[51644] in North American Network Operators' Group
Re: AT&T NYC
daemon@ATHENA.MIT.EDU (Jesper Skriver)
Tue Sep 3 11:38:10 2002
Date: Tue, 3 Sep 2002 17:36:30 +0200
From: Jesper Skriver <jesper@skriver.dk>
To: Iljitsch van Beijnum <iljitsch@muada.com>
Cc: nanog@merit.edu
Mail-Followup-To: Jesper Skriver <jesper@skriver.dk>,
Iljitsch van Beijnum <iljitsch@muada.com>, nanog@merit.edu
In-Reply-To: <20020903172204.W80168-100000@sequoia.muada.com>
Errors-To: owner-nanog-outgoing@merit.edu
On Tue, Sep 03, 2002 at 05:26:54PM +0200, Iljitsch van Beijnum wrote:
> On Tue, 3 Sep 2002, Jesper Skriver wrote:
>
> > > Links and loopbacks => IGP
>
> > Why on earth does you want your link addresses in your IGP ?
>
> > Sometimes it cannot be avoided, due to bad implementation, but why
> > do you need it ?
>
> Routers that learn a route over IBGP need to know where the next hop
> address for route from other AS points to.
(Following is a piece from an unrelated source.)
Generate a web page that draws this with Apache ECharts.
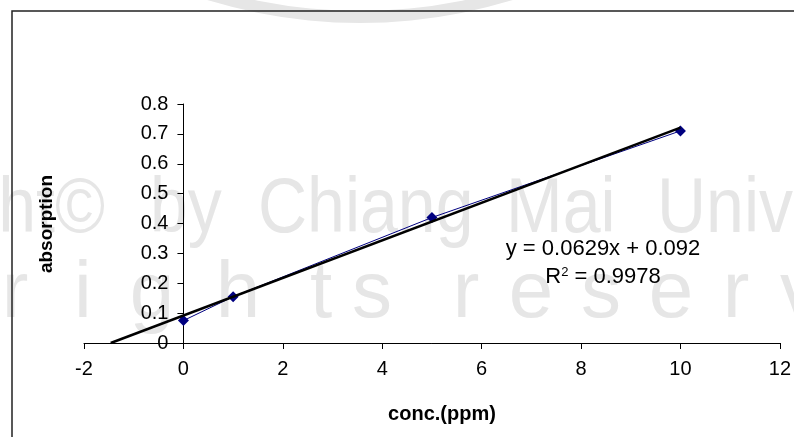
<!DOCTYPE html>
<html><head><meta charset="utf-8">
<script src="https://cdn.jsdelivr.net/npm/echarts@6/dist/echarts.min.js"></script>
<style>html,body{margin:0;padding:0;background:#fff}#c{width:794px;height:437px}</style>
</head><body><div id="c"></div>
<script>
const concPpm = [0, 1, 5, 10];
const absorption = [0.075, 0.155, 0.42, 0.71];
const slope = 0.0629;
const intercept = 0.092;
const equationText = 'y = 0.0629x + 0.092';
const r2Text = '0.9978';
const xAxisName = 'conc.(ppm)';
const yAxisName = 'absorption';
const xMin = -2, xMax = 12, xStep = 2;
const yMin = 0, yMax = 0.8, yStep = 0.1;

const F = '"Liberation Sans", Arial, sans-serif';
const trendStart = -intercept / slope;
const trendEnd = 10;
const trend = [[trendStart, 0], [trendEnd, slope * trendEnd + intercept]];

const W = 794, gridL = 84, gridR = 14;
// y axis crosses the x axis at x = 0
const yAxisOffset = -((0 - xMin) / (xMax - xMin)) * (W - gridL - gridR);

// faint scanned watermark (background decoration)
const WM = '#e6e6e6';
const wmFont = '68px "Liberation Sans", Arial, sans-serif';
const wmWords = [['ht\u00A9', 105, 'right'], ['by', 150, 'left'], ['Chiang', 258, 'left'], ['Mai', 506, 'left'], ['Univ', 657, 'left']];
const wmLetters = [['r', 15], ['i', 83], ['g', 152], ['h', 238], ['t', 321], ['s', 372], ['r', 466], ['e', 531], ['s', 601], ['e', 671], ['r', 736], ['v', 800]];
const wmGraphics = [
  { type: 'ring', z: -30, silent: true, shape: { cx: 360, cy: -497, r: 520, r0: 508 }, style: { fill: WM } }
];
wmWords.forEach(([t, x, a]) => wmGraphics.push({ type: 'text', z: -20, silent: true, x: x, y: 250, scaleY: 1.15,
  style: { text: t, font: wmFont, fill: WM, align: a, verticalAlign: 'bottom' } }));
wmLetters.forEach(([t, x]) => wmGraphics.push({ type: 'text', z: -20, silent: true, x: x, y: 335,
  style: { text: t, font: '80px "Liberation Sans", Arial, sans-serif', fill: WM, align: 'center', verticalAlign: 'bottom' } }));

const chart = echarts.init(document.getElementById('c'));
chart.setOption({
  animation: false,
  backgroundColor: '#fff',
  grid: { left: gridL, right: gridR, top: 104, bottom: 94 },
  xAxis: {
    type: 'value', min: xMin, max: xMax, interval: xStep,
    axisLine: { onZero: true, lineStyle: { color: '#000', width: 1 } },
    axisTick: { show: true, length: 6, lineStyle: { color: '#000' } },
    axisLabel: { color: '#000', fontSize: 20, fontFamily: F, margin: 16 },
    splitLine: { show: false }
  },
  yAxis: {
    type: 'value', min: yMin, max: yMax, interval: yStep,
    offset: yAxisOffset,
    axisLine: { show: true, onZero: false, lineStyle: { color: '#000', width: 1 } },
    axisTick: { show: true, length: 6, lineStyle: { color: '#000' } },
    axisLabel: { color: '#000', fontSize: 20, fontFamily: F, margin: 15 },
    splitLine: { show: false }
  },
  graphic: wmGraphics.concat([
    { type: 'rect', z: -10, silent: true, shape: { x: 12, y: 11, width: 900, height: 600 },
      style: { fill: 'none', stroke: '#222', lineWidth: 1.5 } },
    { type: 'text', silent: true, x: 47, y: 224, rotation: Math.PI / 2,
      style: { text: yAxisName, font: 'bold 19px ' + F, fill: '#000', align: 'center', verticalAlign: 'middle' } },
    { type: 'text', silent: true, x: 442, y: 414,
      style: { text: xAxisName, font: 'bold 20px ' + F, fill: '#000', align: 'center', verticalAlign: 'middle' } },
    { type: 'text', silent: true, x: 603, y: 249,
      style: { text: equationText, font: '22px ' + F, fill: '#000', align: 'center', verticalAlign: 'middle' } },
    { type: 'text', silent: true, x: 603, y: 277,
      style: { text: 'R{s|2} = ' + r2Text, font: '22px ' + F, fill: '#000', align: 'center', verticalAlign: 'middle',
        rich: { s: { fontSize: 13, fontFamily: F, verticalAlign: 'top', padding: [0, 0, 9, 0] } } } }
  ]),
  series: [
    { type: 'line', data: concPpm.map((x, i) => [x, absorption[i]]),
      symbol: 'diamond', symbolSize: 11, itemStyle: { color: '#000080' },
      lineStyle: { color: '#000080', width: 1 }, z: 3 },
    { type: 'line', data: trend, symbol: 'none', lineStyle: { color: '#000', width: 2.5 }, z: 4 }
  ]
});
</script></body></html>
Since this can't be a
> loopback address and you typically don't run an IGP on subnets between
> border routers in your AS and a remote AS, you need to either set
> next-hop-self on all IBGP sessions or redistribute connected in your
> IGP.
Yes, next-hop-self on iBGP sessions is a way to ensure that all BGP
routes have a loopback address as next-hop.
This also solve nasty issues with IXP's, and someone advertising a more
specific of the peering LAN prefix.
/Jesper
--
Jesper Skriver, jesper(at)skriver(dot)dk - CCIE #5456
Senior network engineer @ AS3292, TDC Tele Danmark
One Unix to rule them all, One Resolver to find them,
One IP to bring them all and in the zone to bind them.